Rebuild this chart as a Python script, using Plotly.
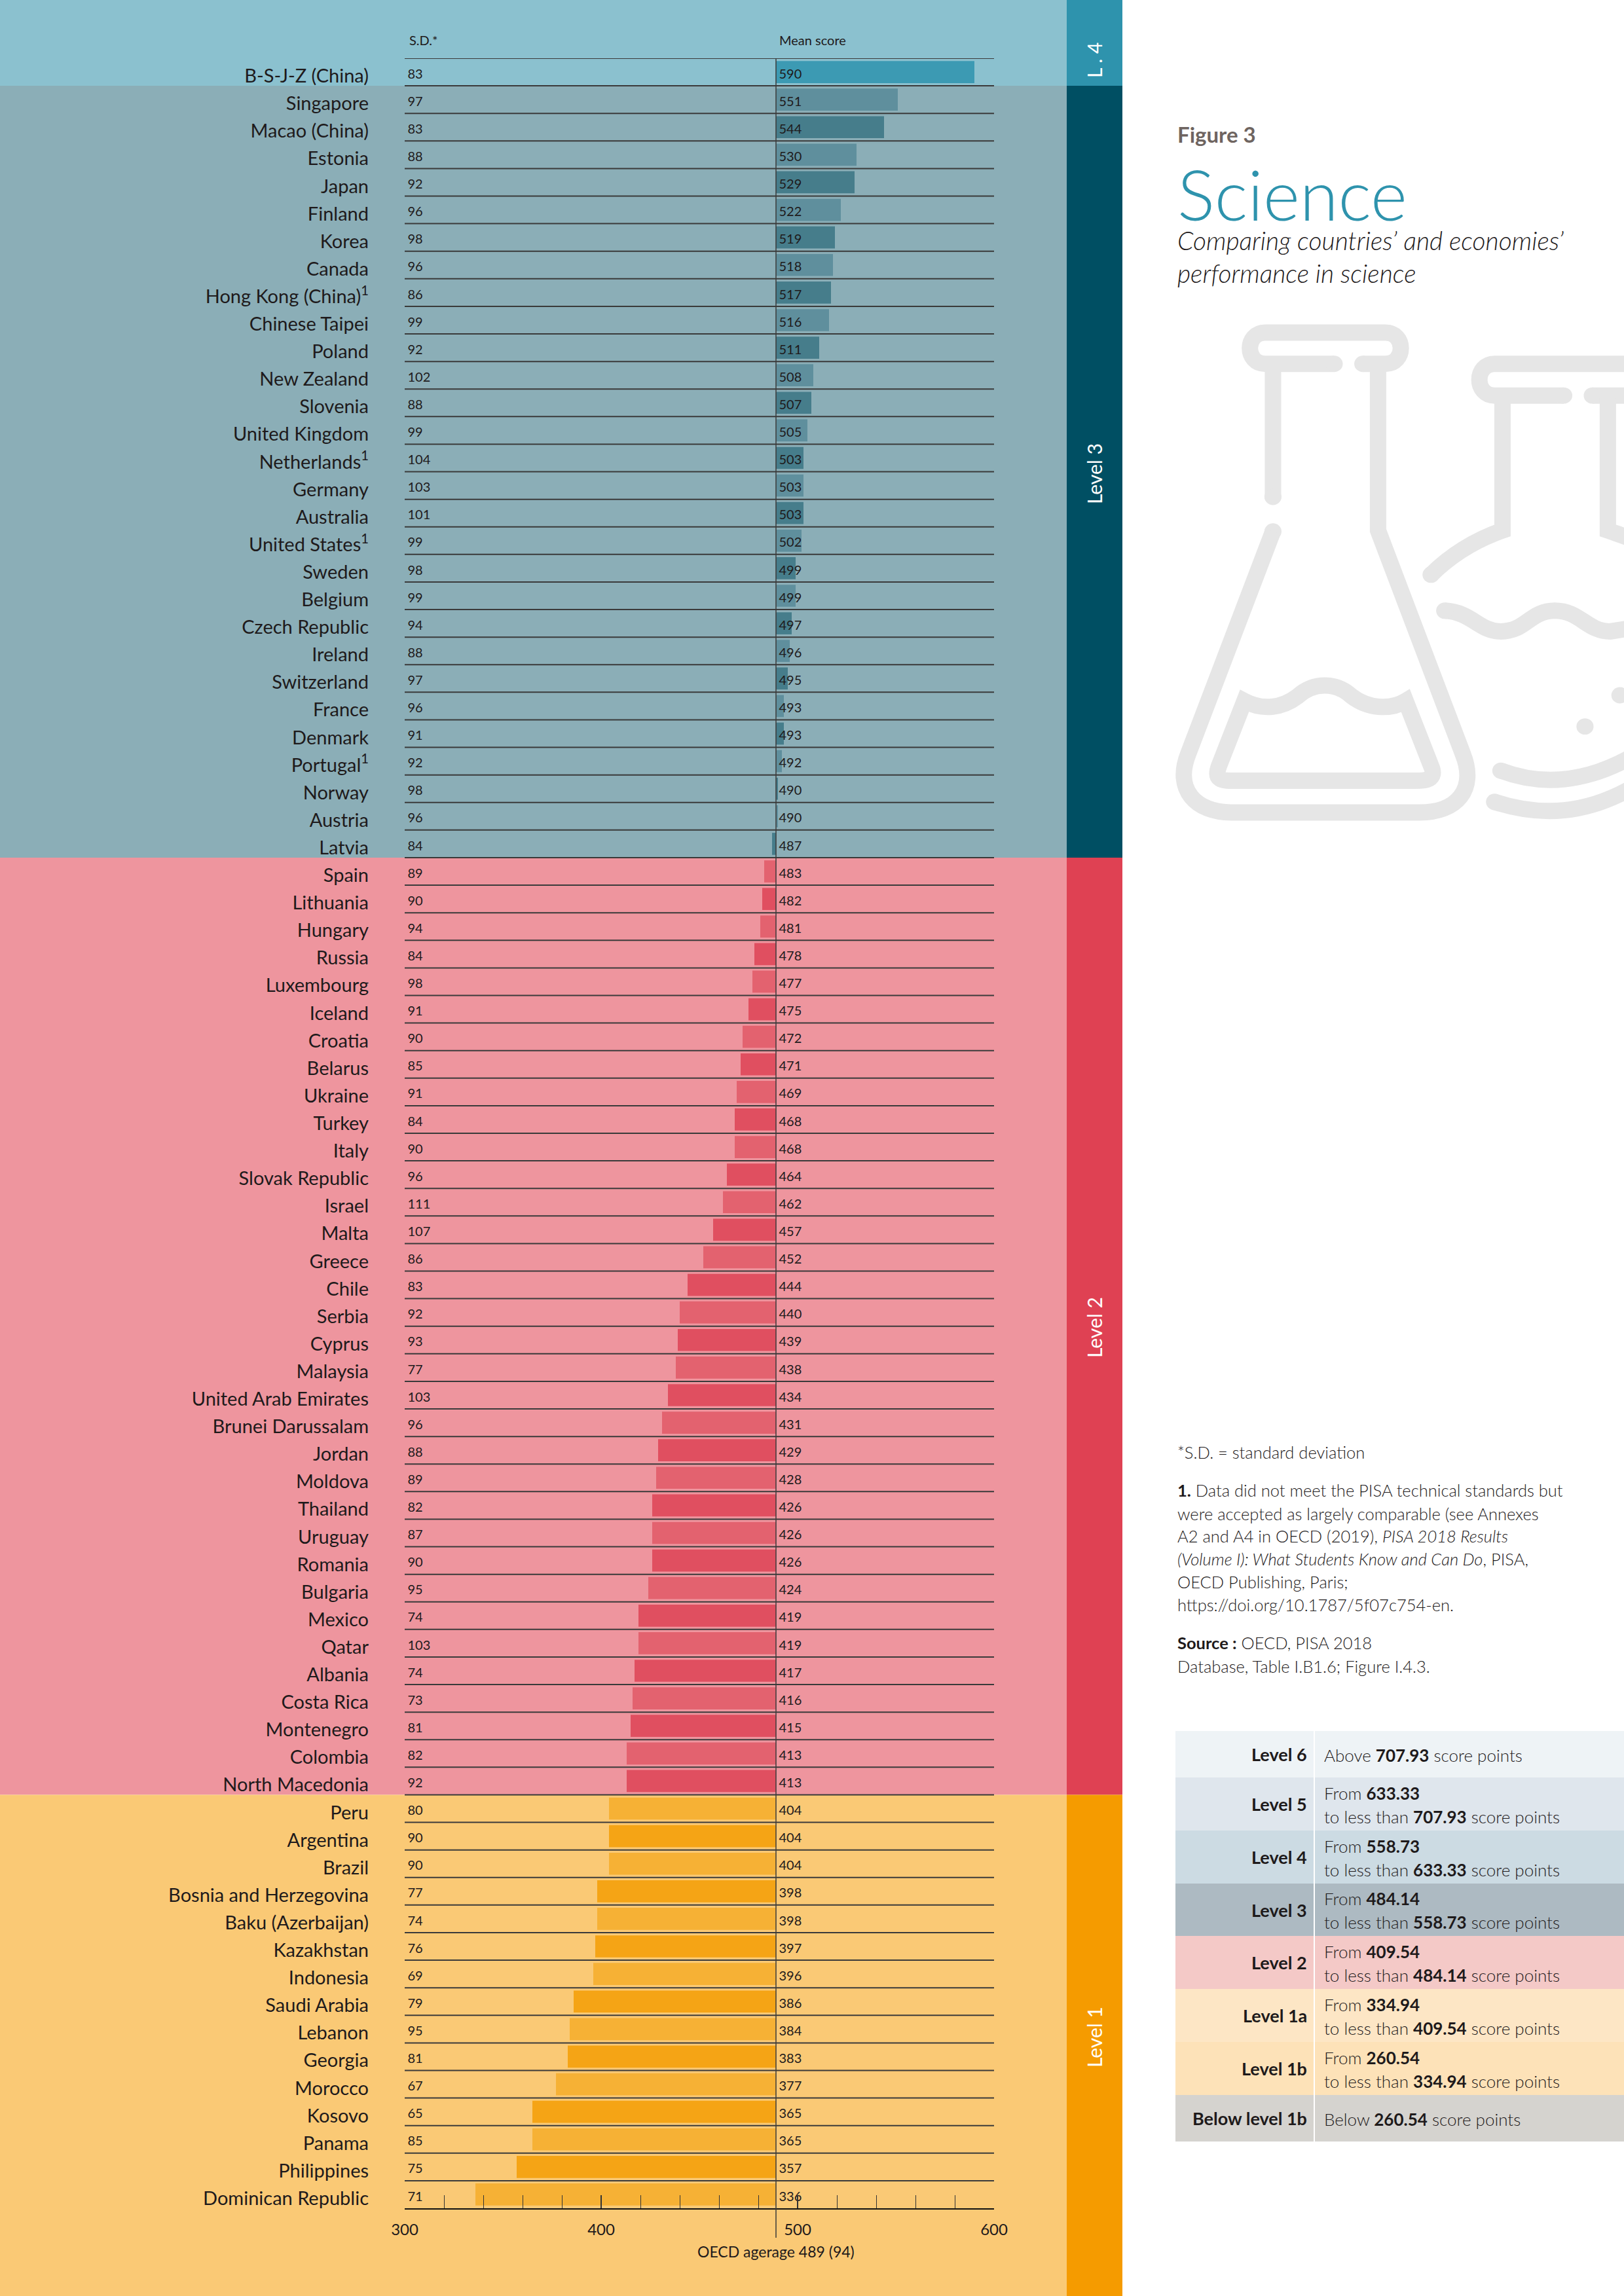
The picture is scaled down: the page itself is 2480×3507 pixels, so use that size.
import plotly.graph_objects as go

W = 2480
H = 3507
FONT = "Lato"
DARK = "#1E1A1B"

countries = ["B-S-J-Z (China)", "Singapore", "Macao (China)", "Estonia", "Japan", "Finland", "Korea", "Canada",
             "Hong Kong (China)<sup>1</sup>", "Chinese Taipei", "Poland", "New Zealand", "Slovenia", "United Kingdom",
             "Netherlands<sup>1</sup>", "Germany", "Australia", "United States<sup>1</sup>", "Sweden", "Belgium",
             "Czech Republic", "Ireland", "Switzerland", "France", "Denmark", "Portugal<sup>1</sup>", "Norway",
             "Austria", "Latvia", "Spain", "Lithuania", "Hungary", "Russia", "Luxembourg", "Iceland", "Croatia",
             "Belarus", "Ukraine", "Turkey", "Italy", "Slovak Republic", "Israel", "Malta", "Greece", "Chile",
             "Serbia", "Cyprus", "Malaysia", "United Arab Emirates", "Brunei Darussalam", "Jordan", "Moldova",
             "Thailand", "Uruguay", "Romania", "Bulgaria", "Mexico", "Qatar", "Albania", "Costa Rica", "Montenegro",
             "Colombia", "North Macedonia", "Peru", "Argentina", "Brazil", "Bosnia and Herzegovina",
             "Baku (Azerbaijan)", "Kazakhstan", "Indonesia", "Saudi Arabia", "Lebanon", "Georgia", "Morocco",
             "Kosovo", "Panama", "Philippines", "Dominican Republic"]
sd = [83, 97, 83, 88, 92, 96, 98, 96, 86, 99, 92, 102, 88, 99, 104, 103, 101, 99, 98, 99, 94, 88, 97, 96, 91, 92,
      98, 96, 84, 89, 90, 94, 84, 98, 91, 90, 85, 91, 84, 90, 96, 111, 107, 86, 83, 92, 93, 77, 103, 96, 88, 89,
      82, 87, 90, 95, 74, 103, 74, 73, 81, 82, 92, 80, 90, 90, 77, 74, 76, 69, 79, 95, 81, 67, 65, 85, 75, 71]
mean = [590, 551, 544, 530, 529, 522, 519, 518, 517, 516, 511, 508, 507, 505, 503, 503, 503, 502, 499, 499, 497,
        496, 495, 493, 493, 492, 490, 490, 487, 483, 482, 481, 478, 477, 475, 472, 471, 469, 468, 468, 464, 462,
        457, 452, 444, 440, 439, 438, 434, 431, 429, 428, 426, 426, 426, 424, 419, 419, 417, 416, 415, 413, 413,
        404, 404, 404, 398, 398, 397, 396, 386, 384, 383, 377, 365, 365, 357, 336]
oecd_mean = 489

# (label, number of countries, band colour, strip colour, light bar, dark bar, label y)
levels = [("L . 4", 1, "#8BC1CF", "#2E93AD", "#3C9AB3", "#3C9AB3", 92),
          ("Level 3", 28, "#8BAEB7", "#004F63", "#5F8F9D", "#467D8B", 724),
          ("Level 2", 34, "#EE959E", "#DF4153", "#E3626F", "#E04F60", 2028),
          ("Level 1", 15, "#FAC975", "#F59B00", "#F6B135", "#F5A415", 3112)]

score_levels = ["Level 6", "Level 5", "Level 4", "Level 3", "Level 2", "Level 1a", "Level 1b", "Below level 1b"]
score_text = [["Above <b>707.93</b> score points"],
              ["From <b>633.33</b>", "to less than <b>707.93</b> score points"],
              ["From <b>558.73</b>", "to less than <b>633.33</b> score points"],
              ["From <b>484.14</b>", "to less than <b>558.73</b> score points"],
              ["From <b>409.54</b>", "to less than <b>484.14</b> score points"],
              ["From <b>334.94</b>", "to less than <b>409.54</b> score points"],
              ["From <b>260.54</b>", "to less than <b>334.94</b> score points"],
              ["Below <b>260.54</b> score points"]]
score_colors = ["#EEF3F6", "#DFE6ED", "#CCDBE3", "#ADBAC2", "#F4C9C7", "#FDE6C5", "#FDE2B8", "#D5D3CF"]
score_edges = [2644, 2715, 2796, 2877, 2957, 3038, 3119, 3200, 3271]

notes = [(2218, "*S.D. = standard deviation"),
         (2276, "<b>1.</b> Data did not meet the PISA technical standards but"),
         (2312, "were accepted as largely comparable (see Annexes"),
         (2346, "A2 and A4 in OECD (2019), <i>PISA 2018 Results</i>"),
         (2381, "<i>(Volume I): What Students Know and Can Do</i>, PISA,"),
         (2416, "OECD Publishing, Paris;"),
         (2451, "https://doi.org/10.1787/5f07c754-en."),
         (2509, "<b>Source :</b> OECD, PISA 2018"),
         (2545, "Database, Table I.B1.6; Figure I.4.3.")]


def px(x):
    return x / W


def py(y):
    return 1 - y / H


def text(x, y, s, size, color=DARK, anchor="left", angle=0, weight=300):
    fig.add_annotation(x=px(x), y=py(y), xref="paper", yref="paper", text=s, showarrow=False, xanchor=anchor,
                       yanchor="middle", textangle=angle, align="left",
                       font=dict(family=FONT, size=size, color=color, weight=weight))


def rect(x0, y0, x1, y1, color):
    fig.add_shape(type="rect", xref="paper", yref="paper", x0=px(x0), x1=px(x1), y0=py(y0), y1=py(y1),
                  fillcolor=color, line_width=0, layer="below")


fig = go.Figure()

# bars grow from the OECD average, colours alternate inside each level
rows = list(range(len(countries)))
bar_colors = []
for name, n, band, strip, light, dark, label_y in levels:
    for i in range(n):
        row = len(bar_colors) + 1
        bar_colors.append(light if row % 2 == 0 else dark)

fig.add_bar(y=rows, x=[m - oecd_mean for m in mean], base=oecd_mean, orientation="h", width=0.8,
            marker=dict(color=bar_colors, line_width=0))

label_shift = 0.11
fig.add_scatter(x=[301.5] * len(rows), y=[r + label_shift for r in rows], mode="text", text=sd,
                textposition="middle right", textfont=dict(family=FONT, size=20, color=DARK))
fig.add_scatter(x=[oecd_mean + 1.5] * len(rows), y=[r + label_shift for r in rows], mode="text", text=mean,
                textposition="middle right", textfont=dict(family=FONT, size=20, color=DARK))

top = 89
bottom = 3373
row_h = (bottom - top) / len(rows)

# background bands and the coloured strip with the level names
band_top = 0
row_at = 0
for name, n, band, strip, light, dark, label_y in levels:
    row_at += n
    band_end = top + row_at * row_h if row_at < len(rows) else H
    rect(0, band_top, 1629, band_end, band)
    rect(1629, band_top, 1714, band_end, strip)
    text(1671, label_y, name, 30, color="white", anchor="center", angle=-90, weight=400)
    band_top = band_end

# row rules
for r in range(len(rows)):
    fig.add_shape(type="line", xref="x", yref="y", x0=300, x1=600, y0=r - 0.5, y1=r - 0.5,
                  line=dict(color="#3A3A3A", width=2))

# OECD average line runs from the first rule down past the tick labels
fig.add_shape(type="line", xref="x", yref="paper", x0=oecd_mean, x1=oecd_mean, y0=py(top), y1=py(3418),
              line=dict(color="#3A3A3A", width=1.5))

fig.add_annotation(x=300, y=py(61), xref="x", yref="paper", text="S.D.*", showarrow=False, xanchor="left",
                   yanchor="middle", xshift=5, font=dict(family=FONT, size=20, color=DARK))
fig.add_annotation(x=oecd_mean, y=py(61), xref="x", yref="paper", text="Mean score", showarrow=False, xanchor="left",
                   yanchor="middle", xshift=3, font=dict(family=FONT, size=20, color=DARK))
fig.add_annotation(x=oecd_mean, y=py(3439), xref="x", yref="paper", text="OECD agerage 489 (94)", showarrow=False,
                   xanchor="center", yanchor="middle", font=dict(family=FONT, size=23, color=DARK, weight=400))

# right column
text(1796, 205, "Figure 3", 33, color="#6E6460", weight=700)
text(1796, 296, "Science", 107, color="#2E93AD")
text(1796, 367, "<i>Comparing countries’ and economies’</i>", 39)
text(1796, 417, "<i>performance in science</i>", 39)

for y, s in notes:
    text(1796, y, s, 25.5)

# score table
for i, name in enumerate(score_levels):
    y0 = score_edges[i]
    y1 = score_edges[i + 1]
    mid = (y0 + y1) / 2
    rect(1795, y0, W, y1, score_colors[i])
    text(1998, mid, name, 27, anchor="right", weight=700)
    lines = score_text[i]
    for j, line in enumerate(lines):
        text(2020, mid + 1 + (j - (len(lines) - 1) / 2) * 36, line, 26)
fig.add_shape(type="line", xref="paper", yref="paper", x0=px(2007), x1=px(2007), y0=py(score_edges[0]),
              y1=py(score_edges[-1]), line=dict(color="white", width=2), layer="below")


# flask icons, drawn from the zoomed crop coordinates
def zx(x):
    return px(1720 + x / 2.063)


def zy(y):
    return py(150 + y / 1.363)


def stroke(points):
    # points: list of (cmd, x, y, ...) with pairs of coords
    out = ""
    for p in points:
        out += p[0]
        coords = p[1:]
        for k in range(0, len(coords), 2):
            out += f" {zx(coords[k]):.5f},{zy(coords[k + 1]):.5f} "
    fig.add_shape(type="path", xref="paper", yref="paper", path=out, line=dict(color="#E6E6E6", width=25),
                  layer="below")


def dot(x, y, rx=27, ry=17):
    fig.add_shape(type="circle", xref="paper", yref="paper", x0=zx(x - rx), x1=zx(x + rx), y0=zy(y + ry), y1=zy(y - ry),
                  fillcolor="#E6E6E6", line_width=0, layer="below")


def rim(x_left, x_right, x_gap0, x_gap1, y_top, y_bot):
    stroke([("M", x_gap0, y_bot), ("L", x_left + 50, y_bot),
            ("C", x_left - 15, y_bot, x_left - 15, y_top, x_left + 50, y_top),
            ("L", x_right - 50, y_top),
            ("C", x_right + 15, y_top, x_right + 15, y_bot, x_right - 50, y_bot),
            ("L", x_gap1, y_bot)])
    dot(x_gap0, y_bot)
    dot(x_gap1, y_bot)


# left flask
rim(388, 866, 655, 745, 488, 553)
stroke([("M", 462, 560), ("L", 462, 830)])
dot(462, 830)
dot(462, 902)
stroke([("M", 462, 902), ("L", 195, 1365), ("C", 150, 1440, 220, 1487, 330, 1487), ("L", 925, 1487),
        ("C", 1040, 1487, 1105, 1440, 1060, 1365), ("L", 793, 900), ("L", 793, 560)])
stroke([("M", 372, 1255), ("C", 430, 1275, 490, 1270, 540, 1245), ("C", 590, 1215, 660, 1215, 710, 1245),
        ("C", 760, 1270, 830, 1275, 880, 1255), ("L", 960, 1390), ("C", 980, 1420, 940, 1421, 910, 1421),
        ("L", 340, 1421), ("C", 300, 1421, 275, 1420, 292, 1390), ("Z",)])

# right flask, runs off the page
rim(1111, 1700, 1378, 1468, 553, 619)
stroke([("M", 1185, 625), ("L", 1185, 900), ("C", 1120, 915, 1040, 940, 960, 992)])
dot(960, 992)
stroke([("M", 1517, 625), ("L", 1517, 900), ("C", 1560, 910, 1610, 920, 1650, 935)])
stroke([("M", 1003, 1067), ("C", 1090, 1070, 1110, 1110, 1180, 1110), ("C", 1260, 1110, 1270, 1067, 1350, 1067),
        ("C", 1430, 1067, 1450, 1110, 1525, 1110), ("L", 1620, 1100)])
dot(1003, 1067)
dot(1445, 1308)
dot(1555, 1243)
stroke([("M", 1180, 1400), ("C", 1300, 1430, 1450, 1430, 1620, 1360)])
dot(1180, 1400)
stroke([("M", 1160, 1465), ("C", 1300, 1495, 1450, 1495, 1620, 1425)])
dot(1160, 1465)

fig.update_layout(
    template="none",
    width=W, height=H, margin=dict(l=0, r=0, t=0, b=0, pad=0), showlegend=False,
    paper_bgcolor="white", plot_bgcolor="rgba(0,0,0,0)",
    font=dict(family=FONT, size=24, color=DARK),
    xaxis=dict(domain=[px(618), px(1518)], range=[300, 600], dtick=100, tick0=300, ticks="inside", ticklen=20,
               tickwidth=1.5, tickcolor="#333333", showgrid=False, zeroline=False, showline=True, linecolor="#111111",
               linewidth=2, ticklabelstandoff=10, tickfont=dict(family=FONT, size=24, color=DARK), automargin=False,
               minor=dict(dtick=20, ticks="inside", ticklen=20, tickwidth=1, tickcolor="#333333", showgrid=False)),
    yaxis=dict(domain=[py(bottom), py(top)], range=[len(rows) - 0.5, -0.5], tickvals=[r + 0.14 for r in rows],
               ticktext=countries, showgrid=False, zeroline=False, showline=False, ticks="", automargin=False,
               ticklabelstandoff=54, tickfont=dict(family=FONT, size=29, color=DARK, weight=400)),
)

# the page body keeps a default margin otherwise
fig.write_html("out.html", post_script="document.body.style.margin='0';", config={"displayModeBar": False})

> [TASK REQUIREMENTS] Lines that hold the word "page" are the ones to return, every one of them.

> [WRITTEN RESPONSE]
The picture is scaled down: the page itself is 2480×3507 pixels, so use that size.
# right flask, runs off the page
# the page body keeps a default margin otherwise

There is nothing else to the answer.